The sonnet, as Paterson himself has written, is ‘one of the most characteristic shapes human thought can take’. This book is full of questions which are probed through the unique strategies of the sonnet, through its specific combination of lyric and argument. Are they all sonnets? They’re all designated as such. Paterson’s definition of the sonnet in 101 Sonnets was strikingly inclusive, particularly with reference in the Petrachan form he himself favours, to the volta or turn. Paterson thinks around that turn. Most of the sonnets here hug its contours and one of the pleasures of the volume is the myriad ways the poems negotiate that shift, sometimes curt as a flipped table tennis bat, other times smoothly as a calm river bend. The collection includes traditional and innovative sonnets. The most arresting poems are the ones in which the presence of the traditional sonnet form is most powerfully felt, either because the poem runs with it, as in ‘The Air’ or runs against it, as in ‘Sentinel’.

‘The Air’ which follows the tight metrical and rhyming constraints of the Shakespearean sonnet, is a tremendous poem, its title a reference both to the element we breathe and to the song.

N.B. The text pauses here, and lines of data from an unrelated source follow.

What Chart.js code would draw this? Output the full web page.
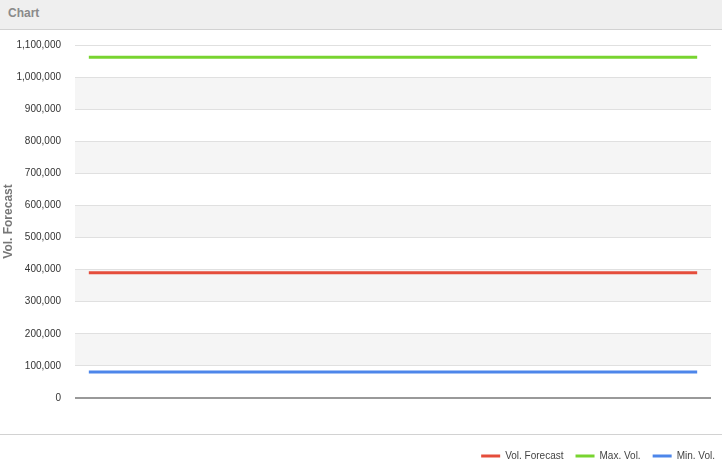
<!DOCTYPE html>
<html>
<head>
<meta charset="utf-8">
<script src="https://cdn.jsdelivr.net/npm/chart.js@4"></script>
<style>
    body { margin: 0; background: #fff; font-family: "Liberation Sans", Arial, sans-serif; }
    #header {
        height: 29px;
        line-height: 27px;
        background: #efefef;
        border-bottom: 1px solid #d2d2d2;
        color: #8a8a8a;
        font-weight: bold;
        font-size: 12px;
        padding-left: 8px;
    }
    #wrap { position: relative; width: 722px; height: 445px; }
</style>
</head>
<body>
<div id="header">Chart</div>
<div id="wrap"><canvas id="chart"></canvas></div>
<script>

// 23 periods along the x axis, labels are not shown
const periods = ['P1','P2','P3','P4','P5','P6','P7','P8','P9','P10','P11','P12',
    'P13','P14','P15','P16','P17','P18','P19','P20','P21','P22','P23'];

const volForecast = [390000,390000,390000,390000,390000,390000,390000,390000,390000,390000,390000,390000,
    390000,390000,390000,390000,390000,390000,390000,390000,390000,390000,390000];
const maxVol = [1062000,1062000,1062000,1062000,1062000,1062000,1062000,1062000,1062000,1062000,1062000,1062000,
    1062000,1062000,1062000,1062000,1062000,1062000,1062000,1062000,1062000,1062000,1062000];
const minVol = [81000,81000,81000,81000,81000,81000,81000,81000,81000,81000,81000,81000,
    81000,81000,81000,81000,81000,81000,81000,81000,81000,81000,81000];

const seriesNames = ['Vol. Forecast', 'Max. Vol.', 'Min. Vol.'];
const seriesColors = ['#e54d3b', '#78d430', '#4d86ea'];

const yMin = 0;
const yMax = 1100000;
const yStep = 100000;

const fontFamily = '"Liberation Sans", Arial, sans-serif';

// alternate grey bands behind the grid
const bandPlugin = {
    id: 'bands',
    beforeDraw(chart) {
        const ctx = chart.ctx;
        const area = chart.chartArea;
        const y = chart.scales.y;
        ctx.save();
        ctx.fillStyle = '#f5f5f5';
        for (let v = yMin + yStep; v < yMax; v += yStep * 2) {
            const top = y.getPixelForValue(v + yStep);
            const bottom = y.getPixelForValue(v);
            ctx.fillRect(area.left, top, area.right - area.left, bottom - top);
        }
        ctx.restore();
    },
    afterDraw(chart) {
        // separator line above the legend
        const ctx = chart.ctx;
        const yy = Math.round(chart.chartArea.bottom) + 36.5;
        ctx.save();
        ctx.strokeStyle = '#d2d2d2';
        ctx.lineWidth = 1;
        ctx.beginPath();
        ctx.moveTo(0, yy);
        ctx.lineTo(chart.width, yy);
        ctx.stroke();
        ctx.restore();
    }
};

function makeDataset(i, values) {
    return {
        label: seriesNames[i],
        data: values,
        borderColor: seriesColors[i],
        backgroundColor: seriesColors[i],
        borderWidth: 3,
        pointRadius: 0,
        pointHoverRadius: 0,
        pointStyle: 'line',
        tension: 0
    };
}

const ctx = document.getElementById('chart').getContext('2d');
const chart = new Chart(ctx, {
    type: 'line',
    data: {
        labels: periods,
        datasets: [
            makeDataset(0, volForecast),
            makeDataset(1, maxVol),
            makeDataset(2, minVol)
        ]
    },
    options: {
        responsive: true,
        maintainAspectRatio: false,
        animation: false,
        layout: { padding: { top: 15, right: -5, bottom: 4, left: 0 } },
        plugins: {
            tooltip: { enabled: false },
            legend: {
                position: 'bottom',
                align: 'end',
                labels: {
                    usePointStyle: true,
                    pointStyleWidth: 19,
                    boxHeight: 10,
                    padding: 12,
                    color: '#444',
                    font: { family: fontFamily, size: 10 }
                }
            }
        },
        scales: {
            x: {
                offset: true,
                grid: { display: false },
                border: { display: false },
                ticks: { display: false },
                afterFit(scale) { scale.height = 41; }
            },
            y: {
                min: yMin,
                max: yMax,
                border: { display: false },
                grid: {
                    drawTicks: false,
                    color: (c) => c.tick && c.tick.value === 0 ? '#999999' : '#e0e0e0',
                    lineWidth: (c) => c.tick && c.tick.value === 0 ? 2 : 1
                },
                ticks: {
                    stepSize: yStep,
                    padding: 14,
                    color: '#333',
                    font: { family: fontFamily, size: 10 },
                    callback: (v) => v.toLocaleString('en-US')
                },
                title: {
                    display: true,
                    text: 'Vol. Forecast',
                    color: '#777',
                    padding: { top: 1, bottom: 3 },
                    font: { family: fontFamily, size: 12, weight: 'bold' }
                },
                afterFit(scale) {
                    scale.width = 75;
                    scale.paddingTop = 0;
                    scale.paddingBottom = 0;
                }
            },
            // empty axis that keeps the plot clear of the right edge
            yRight: {
                position: 'right',
                display: true,
                grid: { display: false },
                border: { display: false },
                ticks: { display: false },
                afterFit(scale) { scale.width = 16; }
            }
        }
    },
    plugins: [bandPlugin]
});
</script>
</body>
</html>
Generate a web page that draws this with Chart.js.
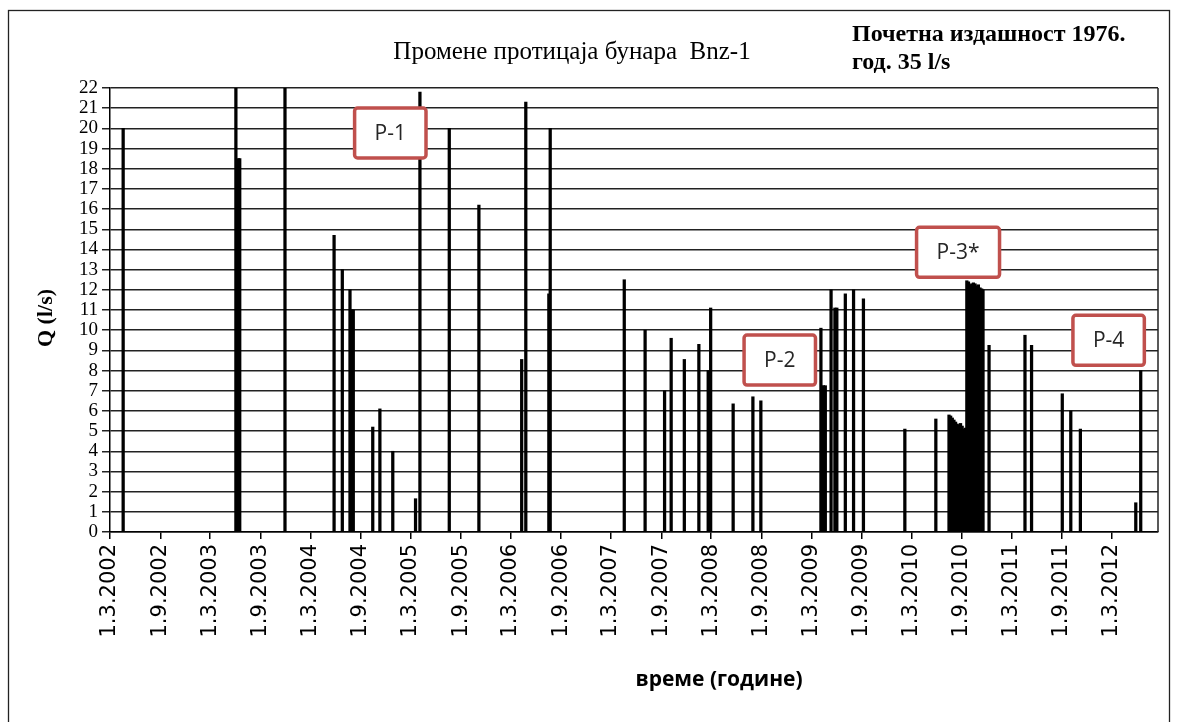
<!DOCTYPE html>
<html>
<head>
<meta charset="utf-8">
<title>Bnz-1</title>
<script src="https://cdn.jsdelivr.net/npm/chart.js@4.4.0/dist/chart.umd.min.js"></script>
<style>
    html, body { margin: 0; padding: 0; background: #fff; }
    #wrap { width: 1177px; height: 722px; }
</style>
</head>
<body>
<div id="wrap"><canvas id="flowChart" width="1177" height="722"></canvas></div>
<script>
// Mjerenja protoka bunara Bnz-1 (datum, Q u l/s)
var sampleDates = [
    '2002-04-18',
    '2003-06-03', '2003-06-12', '2003-06-17', '2003-11-29',
    '2004-05-26', '2004-06-25', '2004-07-23', '2004-07-30', '2004-08-04',
    '2004-10-14', '2004-11-09', '2004-12-26',
    '2005-03-19', '2005-04-04', '2005-07-20', '2005-11-05',
    '2006-04-10', '2006-04-25', '2006-07-18', '2006-07-23',
    '2007-04-19', '2007-07-04', '2007-09-13', '2007-10-07', '2007-11-24',
    '2008-01-16', '2008-02-19', '2008-02-28', '2008-05-20', '2008-07-31', '2008-08-29',
    '2009-04-05', '2009-04-14', '2009-04-21', '2009-05-12', '2009-05-26', '2009-06-02',
    '2009-07-03', '2009-08-02', '2009-09-07',
    '2010-02-05', '2010-05-29',
    // gusta serija ljeto 2010
    '2010-07-16', '2010-07-22', '2010-07-28', '2010-08-03', '2010-08-09', '2010-08-15',
    '2010-08-21', '2010-08-27', '2010-09-02', '2010-09-08', '2010-09-14',
    '2010-09-19', '2010-09-25', '2010-10-01', '2010-10-07', '2010-10-13', '2010-10-19',
    '2010-10-25', '2010-10-31', '2010-11-06', '2010-11-12', '2010-11-17',
    '2010-12-09',
    '2011-04-19', '2011-05-13', '2011-09-02', '2011-10-03', '2011-11-07',
    '2012-05-27', '2012-06-14'
];

var flowValues = [
    20,
    22, 18.5, 18.5, 22,
    14.7, 13, 12, 11, 11,
    5.2, 6.1, 4,
    1.65, 21.8, 20, 16.2,
    8.55, 21.3, 11.8, 20,
    12.5, 10, 7, 9.6, 8.55,
    9.3, 8, 11.1, 6.35, 6.7, 6.5,
    10.1, 7.25, 7.25, 12, 11.1, 11.1,
    11.8, 12, 11.55,
    5.1, 5.6,
    5.8, 5.75, 5.65, 5.55, 5.45, 5.35,
    5.3, 5.38, 5.25, 5.1, 5.15,
    12.45, 12.4, 12.25, 12.3, 12.35, 12.3,
    12.2, 12.25, 12.1, 12.05, 12.0,
    9.25,
    9.75, 9.25, 6.85, 6, 5.1,
    1.45, 8
];

var tickLabels = [
    '1.3.2002', '1.9.2002', '1.3.2003', '1.9.2003', '1.3.2004', '1.9.2004',
    '1.3.2005', '1.9.2005', '1.3.2006', '1.9.2006', '1.3.2007', '1.9.2007',
    '1.3.2008', '1.9.2008', '1.3.2009', '1.9.2009', '1.3.2010', '1.9.2010',
    '1.3.2011', '1.9.2011', '1.3.2012'
];

var axisStart = '1.3.2002';
var axisEnd = '16.8.2012';

// oznake perioda
var periodLabels = ['P-1', 'P-2', 'P-3*', 'P-4'];
var periodDates = ['2004-12-17', '2008-11-06', '2010-08-18', '2012-02-18'];
var periodValues = [19.77, 8.52, 13.86, 9.5];

function dotDate(s) {
    var p = s.split('.');
    return Date.UTC(+p[2], +p[1] - 1, +p[0]);
}

var tickTimes = tickLabels.map(dotDate);

var points = sampleDates.map(function (d, i) {
    return { x: Date.parse(d), y: flowValues[i] };
});

var decor = {
    id: 'decor',
    beforeDraw: function (chart) {
        var ctx = chart.ctx;
        ctx.save();
        ctx.fillStyle = '#fff';
        ctx.fillRect(0, 0, chart.width, chart.height);
        ctx.restore();
    },
    afterDraw: function (chart) {
        var ctx = chart.ctx;
        var a = chart.chartArea;
        var xs = chart.scales.x, ys = chart.scales.y;
        ctx.save();

        // desna ivica grafika
        ctx.strokeStyle = '#222';
        ctx.lineWidth = 1.5;
        ctx.beginPath();
        ctx.moveTo(a.right, a.top);
        ctx.lineTo(a.right, a.bottom);
        ctx.stroke();

        // okvir
        ctx.strokeStyle = '#222';
        ctx.lineWidth = 1.3;
        ctx.strokeRect(8.5, 10.5, 1161, 740);

        ctx.fillStyle = '#000';
        ctx.textAlign = 'center';
        ctx.textBaseline = 'middle';
        ctx.font = '25px "Liberation Serif"';
        ctx.fillText('Промене протицаја бунара  Bnz-1', 572, 52);

        ctx.textAlign = 'left';
        ctx.font = 'bold 24px "Liberation Serif"';
        ctx.fillText('Почетна издашност 1976.', 852, 35);
        ctx.fillText('год. 35 l/s', 852, 63);

        ctx.textAlign = 'center';
        ctx.font = 'bold 21px "Open Sans"';
        ctx.fillText('време (године)', 719, 680);

        ctx.save();
        ctx.translate(46, 318);
        ctx.rotate(-Math.PI / 2);
        ctx.font = 'bold 22px "Liberation Serif"';
        ctx.fillText('Q (l/s)', 0, 0);
        ctx.restore();

        // P okviri
        ctx.font = '21px "Open Sans"';
        periodLabels.forEach(function (t, i) {
            var cx = xs.getPixelForValue(Date.parse(periodDates[i]));
            var cy = ys.getPixelForValue(periodValues[i]);
            var w = ctx.measureText(t).width + 40, h = 50;
            ctx.beginPath();
            ctx.roundRect(cx - w / 2, cy - h / 2, w, h, 3);
            ctx.fillStyle = '#fff';
            ctx.fill();
            ctx.lineWidth = 3.5;
            ctx.strokeStyle = '#c0504d';
            ctx.stroke();
            ctx.fillStyle = '#262626';
            ctx.fillText(t, cx, cy + 1);
        });

        ctx.restore();
    }
};

var chart = new Chart(document.getElementById('flowChart'), {
    type: 'bar',
    data: {
        datasets: [{
            data: points,
            backgroundColor: '#000',
            borderWidth: 0,
            barThickness: 2.6
        }]
    },
    options: {
        responsive: false,
        animation: false,
        layout: { padding: { top: 88, right: 19, left: 0, bottom: 0 } },
        plugins: {
            legend: { display: false },
            tooltip: { enabled: false }
        },
        scales: {
            x: {
                type: 'linear',
                offset: false,
                min: dotDate(axisStart),
                max: dotDate(axisEnd),
                afterBuildTicks: function (s) {
                    s.ticks = tickTimes.map(function (v) { return { value: v }; });
                },
                afterFit: function (s) { s.height = 190; },
                ticks: {
                    autoSkip: false,
                    minRotation: 90,
                    maxRotation: 90,
                    padding: 5,
                    color: '#000',
                    font: { family: '"DejaVu Sans"', size: 21 },
                    callback: function (v, i) { return tickLabels[i]; }
                },
                grid: { drawOnChartArea: false, offset: false, tickLength: 7, color: '#000', lineWidth: 1.5 },
                border: { color: '#000', width: 1.5 }
            },
            y: {
                min: 0,
                max: 22,
                afterFit: function (s) { s.width = 110; },
                ticks: {
                    stepSize: 1,
                    autoSkip: false,
                    padding: 4,
                    color: '#000',
                    font: { family: '"Liberation Serif"', size: 19 }
                },
                grid: { color: '#222', lineWidth: 1.5, tickLength: 8 },
                border: { color: '#000', width: 1.5 }
            }
        }
    },
    plugins: [decor]
});
</script>
</body>
</html>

As in Rilke, by connecting air to breath and consciousness, the poem asks profound questions about being and the relationship between the ‘I’ and the cosmos. As such it focuses the collection’s most acute philosophical themes. The issue of the divided self, insistently explored throughout the book, is less a Cartesian divide, closer rather to the shadowy line Yeats probes between the dancer and the dance. However, Paterson’s sonnets, adhering to an Orphic vision, posit the essence of being not as dance but as the song, the word. They then move out to a larger question, ‘what utters us?’ (‘Funeral Prayer’.) This recurring syntactical trope subverts the privileging of human subjectivity.

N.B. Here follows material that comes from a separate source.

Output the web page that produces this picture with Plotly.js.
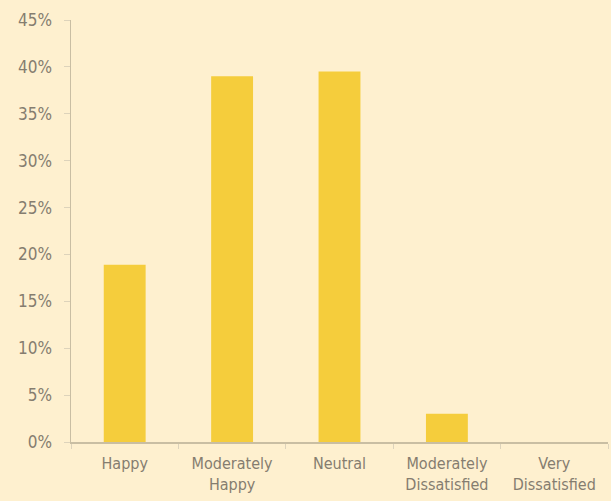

The question Paterson repeatedly raised in Reading Shakespeare’s Sonnets – ‘is this poem felt?’ – focused the issue of how a profoundly formal structure, through the way it can contain emotion can also act to close it off; the feelings which inspired the poem and which it aims to inspire are somehow rendered less accessible. The power of ‘The Air’ lies not just in the way it gives abstract ideas, such as the loneliness of consciousness, shape, but in its emotiveness. We feel just how much the poem’s questions matter to the poet. Lyric and argument come together as the poem interrogates the nature of the air. Sound remints sense as the repeated ‘a’ vowel solemnises the first line and the familiar ‘caravan’ is imbued with mystery through the activation of its Persian etymology, ‘procession’:

What is this dark and silent caravan
that being nowhere, neither comes nor goes;
that being never, has no hour or span;
of which we can say only that it flows?

Feeling floods the last line, above, through the lightest of touches – the use of the adverb ‘only’. Urgency is felt in the extreme poetic distillation as the great abstracts the poem takes on – physics, being, space and time – are given form and coherence through the use of syntactic parallelism and double negatives.

In ‘Sentinel’ in contrast, passionate feeling is communicated through the poem playing against the sonnet’s conventions. The breathless voice rises up against the constraints of the form, unfolding in a single sentence over the fourteen lines. This piece about the lover’s otherness, of being rescued by their truth, is relayed through convulsive images of fire and water and powered by a vivid sense of indebtedness to life. It is as if the sonnet-in-transit has paused and been coloured by all the energies that make and move us, and – to use that extraordinary verb used about love in ‘Mercies’ – ‘conceded’ their preeminent mystery.

Occasionally, when Paterson uses the demotic voice with the Petrachan model, despite the strictures of rhyme, a capaciousness is felt in the octave, the impression of voice draped too loosely over form, resulting in an under-pressured poem. But the collection is littered with striking images and demonstrates a wide-ranging inspirational provenance. Some pieces, like the movingly clear-eyed ‘The Roundabout’, all dynamism and heft, gesture at Heaney rather than Shakespeare.

Compared to the earlier books, vocabulary and syntax are more accessible, less recondite. ‘Love’ and ‘soul’ – apprehended with fresh complexity – have now entered the lexicon and ‘shame’ – a word which ran like wildfire through Landing Light – barely gets a look-in. The poems in general feel more at peace; there’s just some of the old rage against god expressed with some of the old vehemence. There’s also a subtly clever disavowal of Christianity articulated now through choice of metaphor – for example the use of the image of the absolving confessor to pillory Tony Blair on Iraq. In one of the most moving of all the poems in the book, ‘Mercies’, a dog being put down depicts the extreme love of surrender, of sacrifice for another, in a deliberately non-Christian context. The ingenious wit is ever-present, placed now in the service of profound questions; that preoccupation with the divided self, for example, finding expression in the brilliant ‘An Incarnation’ which fashions from a random phone call for a survey, the makings of a masterly experimental sonnet.